2. Record structural elements and materials; define suitable methods (concrete demolition shear, concrete splitter, hydraulic demolition shear/steel shear, cutting torch/concrete cutter).
3. Plan resources (personnel qualifications, equipment, hydraulic power packs, spare tools).
4. Select the shift model, define buffers and maintenance windows.
5. Divide the process into cycles; integrate handovers, exclusion, and inspection processes.
6. Plan emergency and fallback levels (equipment failure, weather, supply bottlenecks).
7. Define communication (shift start, interim updates, end-of-day).
8. Implement controlling and continuous improvement.

Typical planning mistakes and how to avoid them

• Missing maintenance windows for hydraulic power packs and tools.
• Unclear interfaces between building gutting, splitting, and crushing.
• Overloaded noise windows, no alternative cycles for sensitive periods.
• No substitutes for key qualifications (e.g., operator for concrete demolition shear).
• Underestimated setup times for tool changes and hose management (hydraulic hose line).
• Too little buffer for measurements, documentation, and handovers.
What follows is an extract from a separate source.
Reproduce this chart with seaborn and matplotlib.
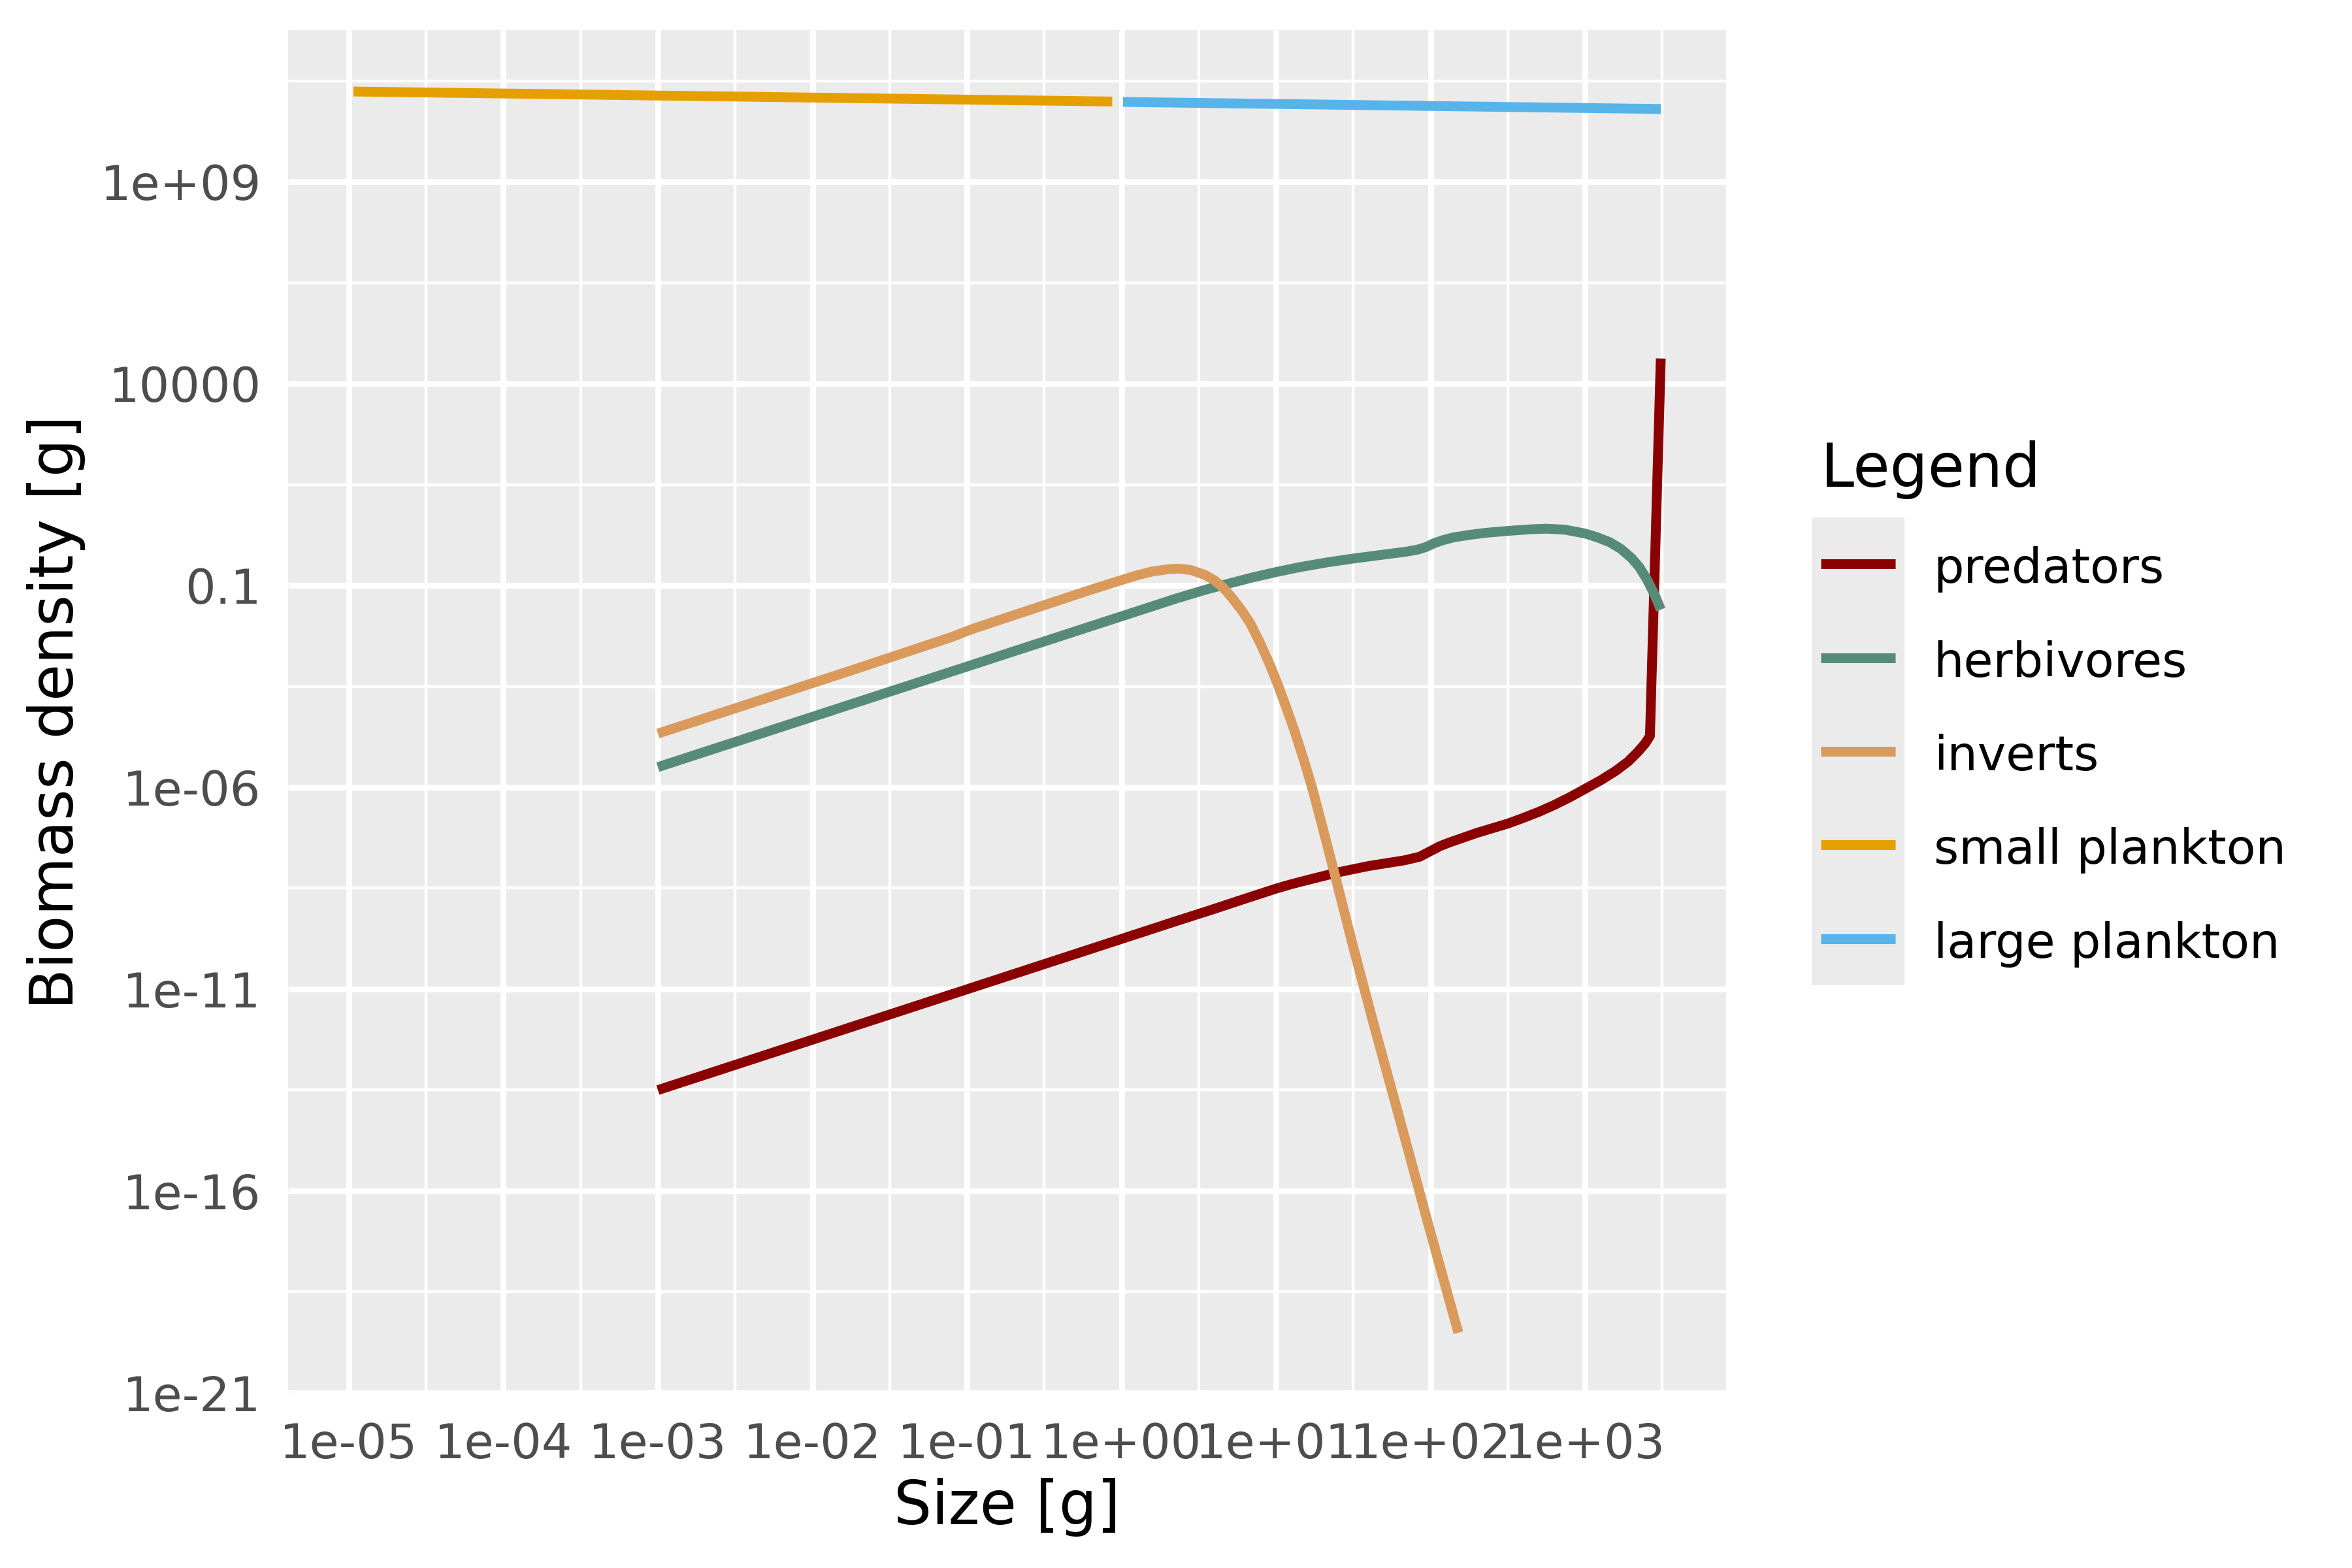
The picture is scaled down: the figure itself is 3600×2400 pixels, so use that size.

Example shift structure for a deconstruction day

1. 06:30–07:00 Briefing, release, equipment check.
2. 07:00–09:30 Pre-breaking with concrete demolition shears, parallel building gutting.
3. 09:30–10:00 Setup and inspection window, hydraulic check.
4. 10:00–12:30 Low-vibration splitting of sensitive areas with stone splitting machines and concrete splitters.
5. 13:00–15:00 Crushing, construction waste sorting, haulage logistics.
6. 15:00–15:30 Cleaning, maintenance, documentation, handover.

Documentation and verification

A shift plan is only as good as its execution. Daily reports, measurement logs, maintenance records, and photo documentation ensure transparency. Deviations flow into the next planning cycle. In this way, a learning system emerges that continuously improves the safe and efficient use of concrete demolition shears, stone splitting machines and concrete splitters, hydraulic power packs, hydraulic demolition shears, concrete cutters, steel shear, and cutting torch—across all application areas.